Piloting its first-ever “Agape Latte Extra: Senior Night,” Agape Latte welcomed back Peter Trainor and Elizabeth Stief, both BC ’15, to a packed Hillside Cafe Tuesday night. Following coffee, cake, and musical performances by the Boston College Dynamics and the music trio that plays at 10:15 p.m. Mass, the two graduates shared their experiences throughout their first year following graduation.
Stief, who has worked for PricewaterhouseCoopers since September, reflected on her time at BC. A native of Wisconsin, she said she wanted to venture out and do something new.
Since she was very active in the BC community through clubs and organizations while on the Heights, Stief said she struggled to find the same comfort in her free time post-graduation.
“You will experience some challenges along the way,” Stief said. “These opportunities are not as readily available in the real world.”
After failing to fill the void of free time like she was able to do through clubs at BC, Stief explained a call with her aunt that helped reframe her perspective and allowed her to start enjoying independence in the real world.
During the phone call, Stief’s aunt told her to see the things that you’re not necessarily looking for. In other words, Stief said, the things in life that could bring you joy and fulfillment are easily overlooked.
Stief also spoke about challenges she has faced during her career, and how she has been able to overcome them.
Relaying influential advice she received through a story from her pastor, Stief said she had been planning her life out like a brochure. The trip to the resort as advertised so ideally in the brochure, Stief said, is not as great once you actually get there.
“The reality is always better than the brochure. It’s okay not to have everything planned out.”
— Elizabeth Stief, BC ’15
“The reality is always better than the brochure,” Stief said. “It’s okay not to have everything planned out.”
Taking both pieces of advice, Stief said she has found enjoyment in the experiences she has every day. From joining a mentoring program to help interns, to planning a surprise Easter trip back to Wisconsin, Stief now enjoys the smaller moments in life.
Trainor, on the other hand, who currently works for Habitat for Humanity, joked about his post-grad life. He said that he did what all successful graduates do after graduation—move home with Mom and Dad.
After harping on the benefits of living at home and deepening his relationships with friends and family, Trainor said that he eventually moved to Cambridge to stake his claim in the real world.
Similar to Stief, Trainor said he felt a lack of structured community after leaving BC. To fill the void, Trainor began to go to church, but soon realised that Mass was not the most fulfilling way to spend his time, as he tended to fade in and out during the service.
By working with Habitat for Humanity, Trainor was in an environment where he could always focus. He recalled one day when his boss came in and told him that he would be going to build homes in Ethiopia—a country with violent revolts against its government.

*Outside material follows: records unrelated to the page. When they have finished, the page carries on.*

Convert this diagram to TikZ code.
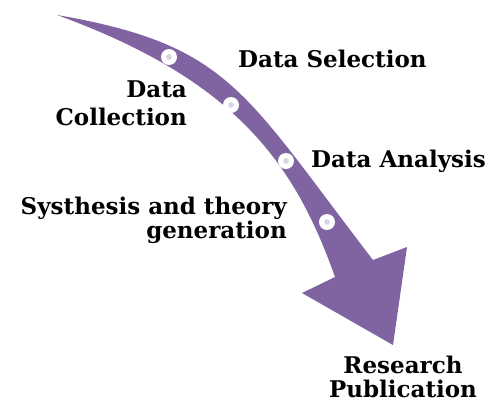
\documentclass[tikz,border=0pt]{standalone}
\usepackage{fontspec}
\setmainfont{DejaVu Serif}
\usepackage{xcolor}
\definecolor{flowpurple}{HTML}{8064A2}
\definecolor{dotgray}{HTML}{D6D3E4}
\tikzset{
  stop/.style={circle,fill=white,minimum size=16pt,inner sep=0pt,
    path picture={\fill[dotgray] (path picture bounding box.center) circle (2.8pt);}},
  stage/.style={font=\fontsize{23}{24}\selectfont\bfseries,inner sep=0pt}
}

\begin{document}
\begin{tikzpicture}[x=1pt,y=-1pt]
\useasboundingbox (0,0) rectangle (492,405);

% curved arrow
\fill[flowpurple] (57,15) .. controls (230,45) and (243,91) .. (373,260) -- (407,247) -- (393,345)
  -- (302,293) -- (335,277) .. controls (295,164) and (236,80) .. (57,15) -- cycle;

% stops on the arrow
\foreach \p [count=\i] in {(169,57),(231,105),(286,161),(327,222)}
  \node (stop\i) at \p [stop]{};

% labels (base = last line)
\node (sel) at (238,67)[stage,anchor=base west]{Data Selection};
\node (col) at (187,125)[stage,anchor=base east,align=right]{Data\\[4pt]Collection};
\node (ana) at (311,167)[stage,anchor=base west]{Data Analysis};
\node (syn) at (287,238)[stage,anchor=base east,align=right]{Systhesis and theory\\generation};
\node (pub) at (403,397)[stage,anchor=base,align=center]{Research\\Publication};
\end{tikzpicture}
\end{document}
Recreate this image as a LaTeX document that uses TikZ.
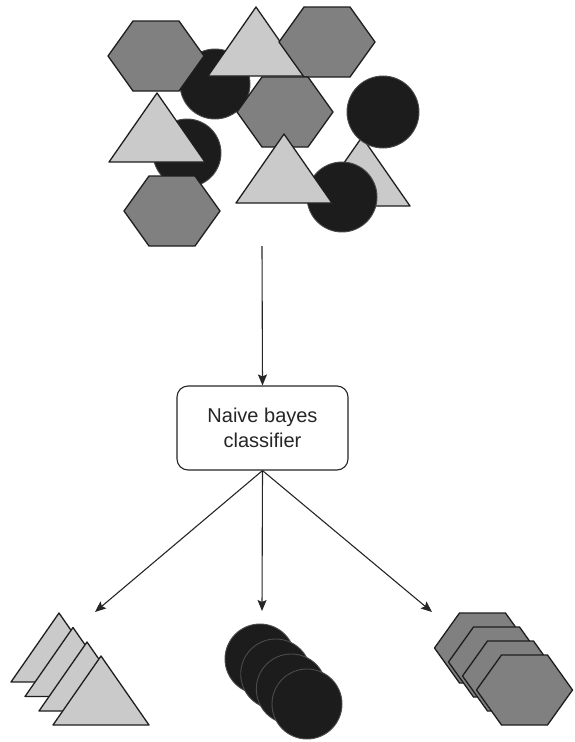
\documentclass[tikz,border=0pt]{standalone}
\usepackage{fontspec}
\setmainfont{Liberation Sans}
\usetikzlibrary{arrows.meta}
\definecolor{trifill}{RGB}{202,202,202}
\definecolor{hexfill}{RGB}{128,128,128}
\definecolor{circfill}{RGB}{28,28,28}
\definecolor{circedge}{RGB}{75,75,75}
\definecolor{edgecol}{RGB}{30,30,30}
\tikzset{
  shapeedge/.style={draw=edgecol,line width=1.3pt,line join=round},
  trishape/.style={shapeedge,fill=trifill},
  hexshape/.style={shapeedge,fill=hexfill},
  circshape/.style={draw=circedge,line width=0.9pt,fill=circfill},
  flowarrow/.style={draw=black!85,line width=1.1pt,-{Stealth[length=11pt,width=9pt,inset=2pt]}},
  classbox/.style={draw=black!85,line width=1.1pt,rounded corners=11pt,fill=white,
    minimum width=171pt,minimum height=84pt,align=center,text=black!85,
    font=\fontsize{20}{25}\selectfont}
}
\newcommand\drawhex[2]{\filldraw[hexshape,shift={(#1,#2)}] (-48,0) -- (-23,-35) -- (23,-35) -- (48,0) -- (23,35) -- (-23,35) -- cycle;}
\newcommand\drawtri[2]{\filldraw[trishape,shift={(#1,#2)}] (0,0) -- (48,69) -- (-48,69) -- cycle;}
\newcommand\drawcirc[3]{\filldraw[circshape] (#1,#2) circle[radius=#3];}
\begin{document}
\begin{tikzpicture}[x=1pt,y=-1pt]
\useasboundingbox (0,0) rectangle (575,742);
% top cluster
\drawcirc{215}{84}{35}
\drawcirc{187}{153}{34}
\drawtri{362}{137}
\drawcirc{383}{112}{36}
\drawcirc{342}{197}{35}
\drawhex{156}{56}
\drawtri{256}{7}
\drawhex{327}{42}
\drawhex{285}{112}
\drawtri{157}{93}
\drawhex{172}{211}
\drawtri{284}{134}
% classifier
\coordinate (src) at (262,246);
\node[classbox] (box) at (262.5,428) {Naive bayes\\classifier};
\coordinate (tl) at (95,612);
\coordinate (tc) at (262,611);
\coordinate (tr) at (432,612);
\draw[flowarrow] (src) -- (box.north);
\draw[flowarrow] (box.south) -- (tl);
\draw[flowarrow] (box.south) -- (tc);
\draw[flowarrow] (box.south) -- (tr);
% bottom groups
\drawtri{59}{613}
\drawtri{73}{627.5}
\drawtri{87}{642}
\drawtri{101}{656}
\drawcirc{260}{659}{35}
\drawcirc{275.7}{674}{35}
\drawcirc{291.3}{689}{35}
\drawcirc{307}{704}{35}
\drawhex{482.5}{648}
\drawhex{496.5}{662}
\drawhex{510.5}{676}
\drawhex{524.5}{690}
\end{tikzpicture}
\end{document}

Prior to his trip to Ethiopia, Trainor came into contact with an Ethiopian woman named Hana who lived in Boston. Hana hosted him for dinner and told him about the country. By the end of the dinner, Trainor said, Hana rolled out the largest suitcase he had ever seen and asked him to bring it with him to Ethiopia. Trainor said that Hana handed him a phone number and asked him to deliver the suitcase to her family in Ethiopia.
Toward the end of his Ethiopia trip with Habitat for Humanity, Trainor met up with Hana’s family. After unpacking the suitcase, the family almost immediately began repacking it with a variety of things for Trainor to bring back to Boston.
Among the many items they were putting into the suitcase were butter, beef stew, honey, spices, whiskey, and a cloth paper bag.
“I’m just going to assess the situation at the airport,” Trainor said. “Obviously I got stopped by customs.”
Explaining his situation to the airport officials, Trainor said he was able to safely bring the items on board.
For Trainor, being able to connect a family that lives so far apart was an experience unlike any other. Trainor described it as a spiritually rewarding task.
“It was like a year of church and never fading out,” Trainor said.